En cualquier caso la forma se ha adecuado, una vez más, al fondo, y en ese sentido no deja de haber una cierta coherencia. El nivel de las películas nominadas deja mucho que desear, algo que no debe sorprendernos si tal y como decían en la gala todas ellas han sido producidas (en alguna medida) por las televisiones. La televisión no es la plataforma adecuada para películas realizadas en verdadera libertad. Podrían citarse de carrerilla los mejores 20 directores de la actualidad y comprobaríamos que ninguno de ellos tiene sitio en la parrilla televisiba, salvo, de nuevo, raras excepciones que vuelven a ser despreciables desde el punto de vista cuantitativo.
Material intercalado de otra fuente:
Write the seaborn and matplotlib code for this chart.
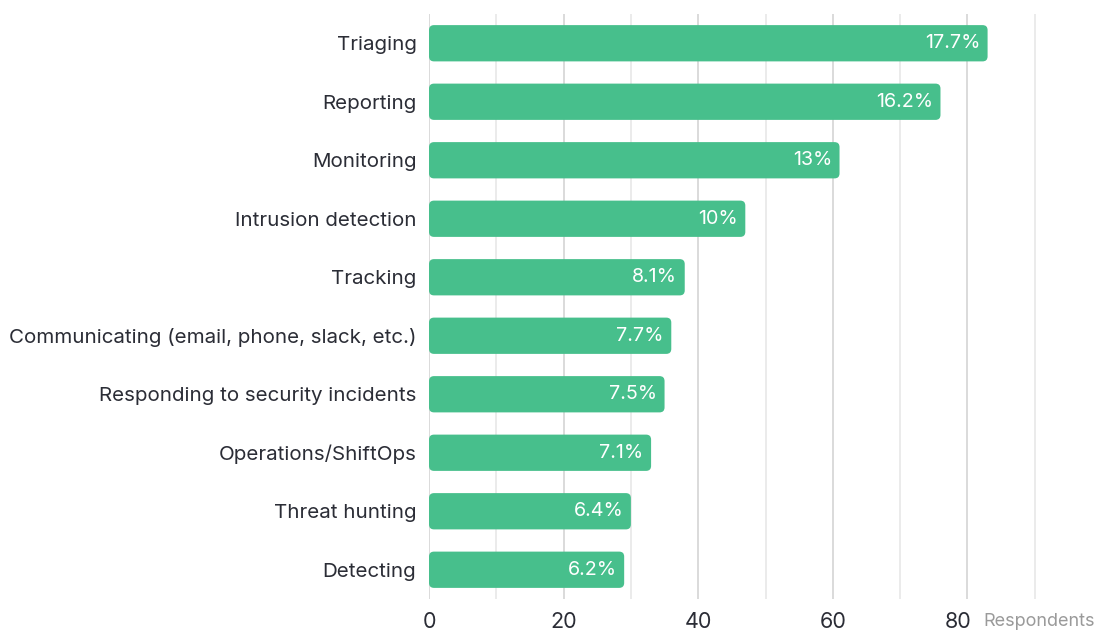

Un buen ejemplo de lo que la gala es para el espectador digital la dio en una entrevista la ganadora del Premio a la Mejor Actriz Principal. Ante la pregunta “¿Qué sientes ante este reconocimiento de la Academia?” contesta “no lo sé, es todo muy… estoy deseando llegar a casa para verlo en el vídeo”. Entre la diversión o la muerte, la actriz eligió muerte, en directo (el teatro), sobreexcitada, aturdida y histérica, para después divertirse en diferido (su casa). Ya nadie es nada sin su existencia grabada. Por otra parte, ahí estaba en el público un Vargas Llosa que parecía haber ido a remolque y en las tablas un Serrat que desafinó como nunca, supongo que para hacer honor al espectáculo.

Lo único que me pareció interesante fue ver cómo cortaban los discursitos a los galardonados cuando estos se iban por las ramas diciendo memeces. Algo, por cierto, de lo que se quejaba el ganador al Mejor Actor Principal (que decía no gustar del dudoso criterio de cortar los discursos con música), perfecto representante de ese tipo de “buenas personas” que sólo entiende de límites cuando alguien traspasa los por él impuestos. O los de su "clan".

Nota. La que sin duda se fue a su casa con el esfínter bien limpito fue Manuela Carmena.